Monday, Feb. 18, 1957

UNION VIOLENCE in bloody Southern Bell Telephone strike two years ago has been compensated by one of the biggest out-of-court settlements in history. Communication Workers of America is paying $315,000 to Southern Bell, which will drop $5,000,000 damage suit against union.

PENN-TEXAS CORP. now owns a surprisingly high 40% of stock in Fairbanks, Morse, and is still buying heavily for proxy showdown March 27. Penn-Texas bought 161,450 shares during January, by month's end held 550,050. Present Fairbanks management owns about 33%.

LAYOFFS are coming for Trans World Airlines as first step in economy drive by new President Carter L. Burgess (TIME, Dec. 17). Burgess complains that TWA has hired 4,900 new employees in past two years, says he may cut entire force of 19,900 by 10%.

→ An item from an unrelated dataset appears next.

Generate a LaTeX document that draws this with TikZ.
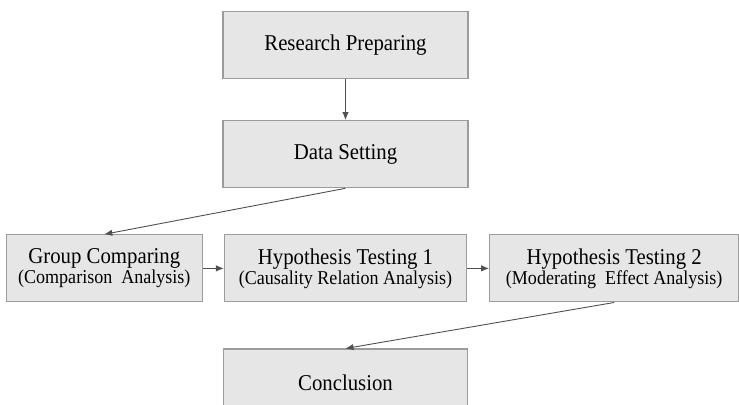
\documentclass[tikz,border=0pt]{standalone}
\usepackage{fontspec}
\setmainfont{Liberation Serif}
\newfontfamily\condfont[FakeStretch=0.92]{Liberation Serif}
\usepackage{xcolor}
\usetikzlibrary{
    positioning,
    arrows.meta
}
\definecolor{boxfill}{HTML}{E6E6E6}
\definecolor{boxline}{HTML}{9C9C9C}
\definecolor{linkline}{HTML}{505050}
\newcommand{\subline}[1]{{\fontsize{9.8}{10}\selectfont #1}}
\tikzset{
  basic/.style = {
      draw=boxline,
      line width=0.6pt,
      rectangle,
      fill=boxfill,
      align=center,
      inner sep=1pt,
      minimum height=33.5pt,
      font=\condfont\fontsize{11.3}{10}\selectfont
  },
  stage/.style = {
      basic,
      minimum width=122.5pt
  },
  twoline/.style = {
      basic
  },
  link/.style = {
      draw=linkline,
      line width=0.45pt,
      -{Latex[length=4pt,width=3.2pt]}
  }
}

\begin{document}
\begin{tikzpicture}
        \useasboundingbox (0,0) rectangle (369.5pt,202.5pt);
        \node[stage] (prep) at (172.75pt,180pt) {Research Preparing};
        \node[stage, below=20.5pt of prep] (data) {Data Setting};
        \node[twoline, minimum width=121pt, below=23pt of data] (hypone)
            {Hypothesis Testing 1\\\subline{(Causality Relation Analysis)}};
        \node[twoline, minimum width=98pt, left=10.5pt of hypone] (group)
            {Group Comparing\\\subline{(Comparison\ \ Analysis)}};
        \node[twoline, minimum width=124.5pt, right=11pt of hypone] (hyptwo)
            {Hypothesis Testing 2\\\subline{(Moderating\ \ Effect Analysis)}};
        \node[stage, minimum width=122pt, below=23pt of hypone] (concl) {Conclusion};
        % Connectors
        \path[link] (prep.south) -- (data.north);
        \path[link] (data.south) -- (group.north);
        \path[link] (group.east) -- (hypone.west);
        \path[link] (hypone.east) -- (hyptwo.west);
        \path[link] (hyptwo.south) -- (concl.north);
    \end{tikzpicture}
\end{document}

SOFT-COAL PRICES will go up about 25-c- a ton although demand is dropping. Reason: 200,000 miners are getting 80-c--a-day raises on April 1. Hike will hit coal-burning utility companies hardest.

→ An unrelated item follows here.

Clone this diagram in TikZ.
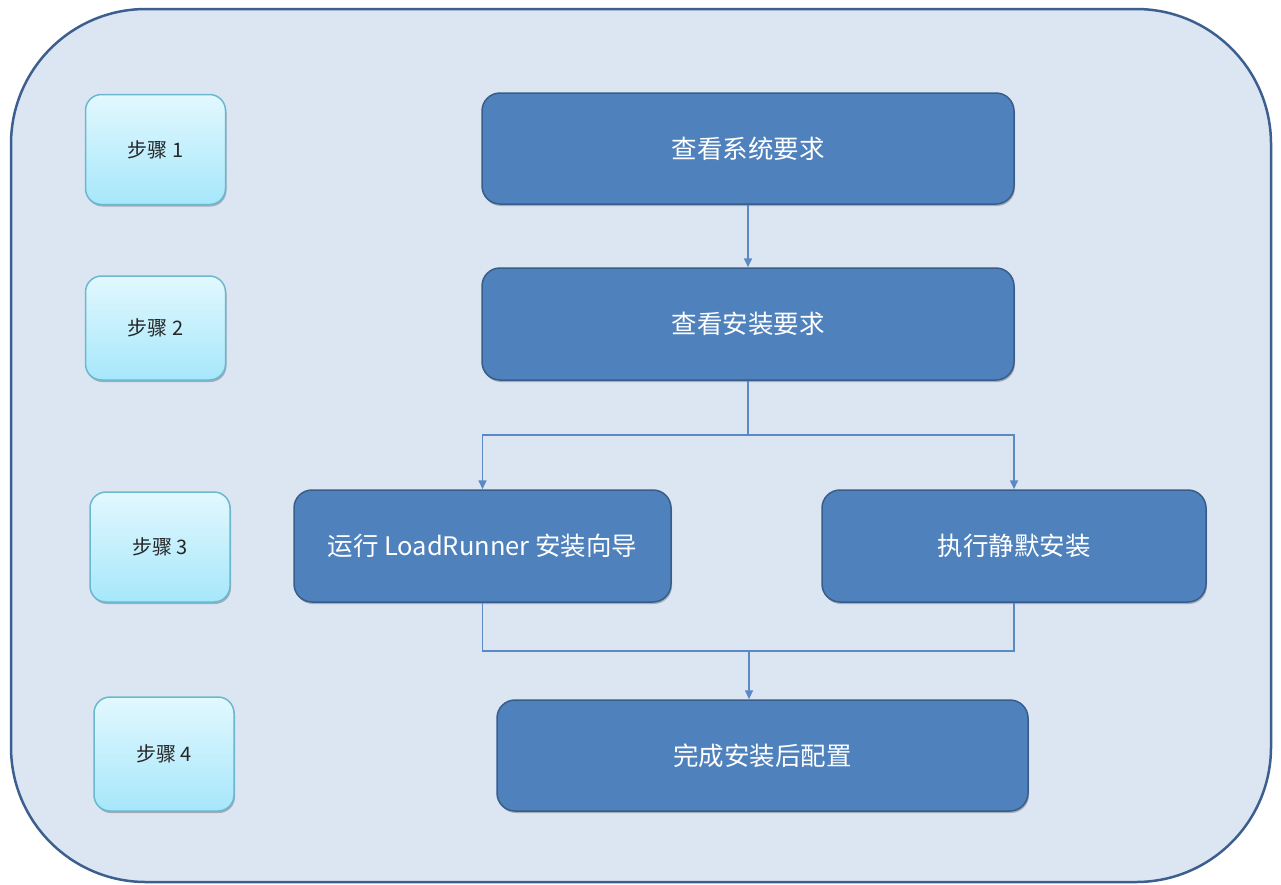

HUSH-A-PHONE fight has been lost by American Telephone & Telegraph Co. after eight-year court struggle. Bowing to a U.S. Court of Appeals order, FCC reversed its earlier decision and ruled finally that A.T. & T. cannot ban use of "Hush-A-Phone" shields, which slip over speaking end of telephone and permit user to speak without being easily overheard.

CONFIDENT CHRYSLER, which has increased its share of the market from 16.3% to 19% with its new models, is urging its 9,000 dealers to buy or lease new Chevrolets and Fords, display them alongside their Plymouths. Bouncing back from 80% dip in profits last year, company is spending more than $1,000,000 to push its "Compare All Three" stunt.

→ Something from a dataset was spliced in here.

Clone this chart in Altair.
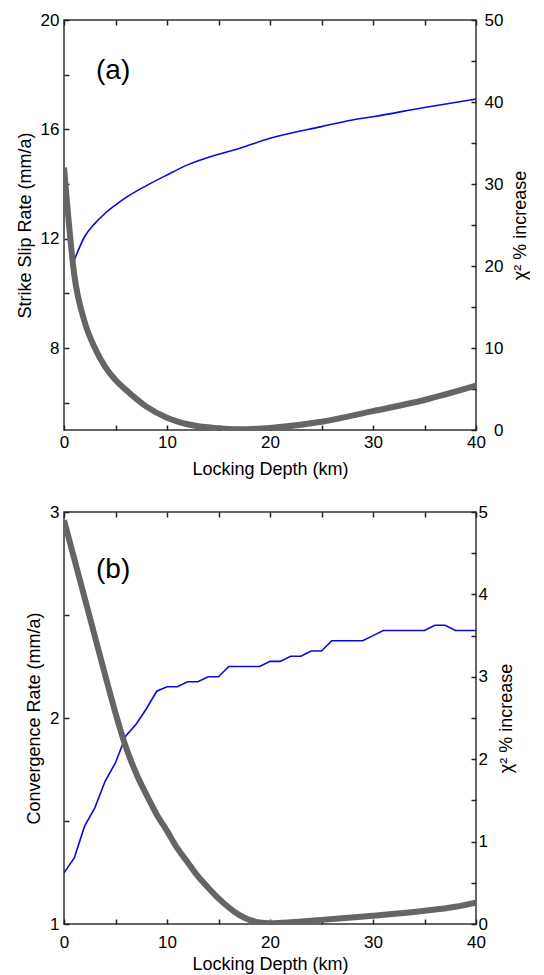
import altair as alt
import pandas as pd

FONT = "Liberation Sans"

# ---------------- Panel (a) ----------------
a_rate_depth = [1, 2, 3, 4, 5, 6, 8, 10, 12, 15, 17, 20, 25, 28, 30, 35, 40]
a_rate = [11.22, 12.07, 12.56, 12.93, 13.23, 13.5, 13.94, 14.33, 14.7, 15.09,
          15.3, 15.67, 16.1, 16.34, 16.46, 16.8, 17.11]
a_chi_depth = [0, 1, 2, 3, 4, 5, 6, 8, 10, 12, 15, 17, 20, 25, 30, 35, 40]
a_chi = [32.0, 18.9, 13.2, 10.0, 7.7, 6.1, 4.9, 2.85, 1.5, 0.7, 0.2, 0.08,
         0.25, 1.0, 2.3, 3.66, 5.4]

# ---------------- Panel (b) ----------------
b_rate_depth = list(range(0, 41))
b_rate = [1.248, 1.321, 1.475, 1.565, 1.694, 1.783, 1.913, 1.97, 2.045, 2.13,
          2.152, 2.152, 2.176, 2.176, 2.2, 2.2, 2.25, 2.25, 2.25, 2.25,
          2.275, 2.275, 2.3, 2.3, 2.325, 2.325, 2.375, 2.375, 2.375, 2.375,
          2.4, 2.425, 2.425, 2.425, 2.425, 2.425, 2.45, 2.45, 2.425, 2.425, 2.425]
b_chi_depth = [0, 1, 2, 3, 4, 5, 6, 7, 8, 9, 10, 11, 12, 13, 14, 15, 16, 17,
               18, 19, 20, 22, 25, 30, 35, 38, 40]
b_chi = [4.9, 4.43, 3.96, 3.49, 3.02, 2.56, 2.15, 1.83, 1.57, 1.33, 1.13, 0.92,
         0.75, 0.58, 0.44, 0.31, 0.2, 0.11, 0.05, 0.02, 0.01, 0.02, 0.05, 0.1,
         0.16, 0.21, 0.26]

x_ticks = [0, 5, 10, 15, 20, 25, 30, 35, 40]
a_left_ticks = [6, 8, 10, 12, 14, 16, 18, 20]
a_right_ticks = [0, 5, 10, 15, 20, 25, 30, 35, 40, 45, 50]
b_left_ticks = [1, 1.5, 2, 2.5, 3]
b_right_ticks = [0, 0.5, 1, 1.5, 2, 2.5, 3, 3.5, 4, 4.5, 5]

X_TITLE = "Locking Depth (km)"
CHI_TITLE = "χ² % increase"


def axis(orient, values, step, title, show_labels=True, **kw):
    expr = f"datum.value % {step} == 0 ? format(datum.value, 'd') : ''"
    base = dict(orient=orient, values=values, labelExpr=expr, title=title,
                domain=False, grid=False, ticks=True, tickSize=5,
                tickColor="#222222", tickWidth=1.5, offset=-5,
                labelFont=FONT, labelFontSize=17, labelColor="black",
                titleFont=FONT, titleFontSize=18, titleFontWeight="normal",
                titleColor="black", labelOverlap=False, labelFlush=False,
                labels=show_labels)
    base.update(kw)
    return alt.Axis(**base)


def panel(rate_depth, rate, chi_depth, chi, left_title, left_dom, left_ticks,
          left_step, right_dom, right_ticks, right_step, tag, tag_y, height,
          right_label_kw, x_label_kw):
    xs = alt.Scale(domain=[0, 40], nice=False, zero=False)
    df_rate = pd.DataFrame({"depth": rate_depth, "rate": rate})
    df_chi = pd.DataFrame({"depth": chi_depth, "chi": chi})
    blue = alt.Chart(df_rate).mark_line(
        color="#0a0ad8", strokeWidth=1.6, clip=True,
        interpolate="monotone" if tag == "(a)" else "linear"
    ).encode(
        x=alt.X("depth:Q", scale=xs,
                axis=axis("bottom", x_ticks, 10, X_TITLE, **x_label_kw)),
        y=alt.Y("rate:Q", scale=alt.Scale(domain=left_dom, nice=False, zero=False),
                axis=axis("left", left_ticks, left_step, left_title,
                          labelPadding=5, titlePadding=6)),
    )
    gray = alt.Chart(df_chi).mark_line(
        color="#656565", strokeWidth=6, clip=True, strokeCap="butt",
        interpolate="monotone"
    ).encode(
        x=alt.X("depth:Q", scale=xs,
                axis=axis("top", x_ticks, 10, "", show_labels=False)),
        y=alt.Y("chi:Q", scale=alt.Scale(domain=right_dom, nice=False, zero=False),
                axis=axis("right", right_ticks, right_step, CHI_TITLE,
                          titleAngle=270, titleBaseline="top", **right_label_kw)),
    )
    label = alt.Chart(pd.DataFrame({"t": [tag]})).mark_text(
        font=FONT, fontSize=28, align="left", baseline="middle", color="black"
    ).encode(text="t:N", x=alt.value(32), y=alt.value(tag_y))
    return alt.layer(blue, gray, label).resolve_scale(
        y="independent").resolve_axis(x="independent").properties(
        width=412, height=height)


top = panel(a_rate_depth, a_rate, a_chi_depth, a_chi, "Strike Slip Rate (mm/a)",
            [5, 20], a_left_ticks, 4, [0, 50], a_right_ticks, 10, "(a)", 51, 410,
            dict(labelAlign="right", labelPadding=27, titlePadding=8),
            dict(labelPadding=4, titlePadding=10))
bottom = panel(b_rate_depth, b_rate, b_chi_depth, b_chi, "Convergence Rate (mm/a)",
               [1, 3], b_left_ticks, 1, [0, 5], b_right_ticks, 1, "(b)", 58, 412,
               dict(labelAlign="left", labelPadding=2, titlePadding=10),
               dict(labelPadding=10, titlePadding=5))

chart = alt.vconcat(top, bottom, spacing=23).configure_view(
    stroke="#333333", strokeWidth=1.5
).properties(
    padding={"left": 7, "top": 2, "right": 0, "bottom": 0},
    background="white",
)

chart.save("out.html", embed_options={"renderer": "svg", "actions": False})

FARM SURPLUS will be whittled down $700 million this year. By June 30 Agriculture Department will have an estimated $7.6 billion tied up in price-supported commodities, down from $8.3 billion a year ago. Estimate for fiscal 1958 is still lower $7.3 billion. Reasons: lower support levels (last week U.S. cut supports on eight major crops, including cotton), planting controls, food handouts here and abroad.

BUSINESS FLYING BOOM is lifting dollar sales of civilian noncommercial planes to alltime high. Plane companies sold 6,738 private craft for $104 million last year, up 52% from the 4,434 planes for $68 million in 1955. Private civilian fleet now numbers 60,000 aircraft which fly 10,000,000 hours a year.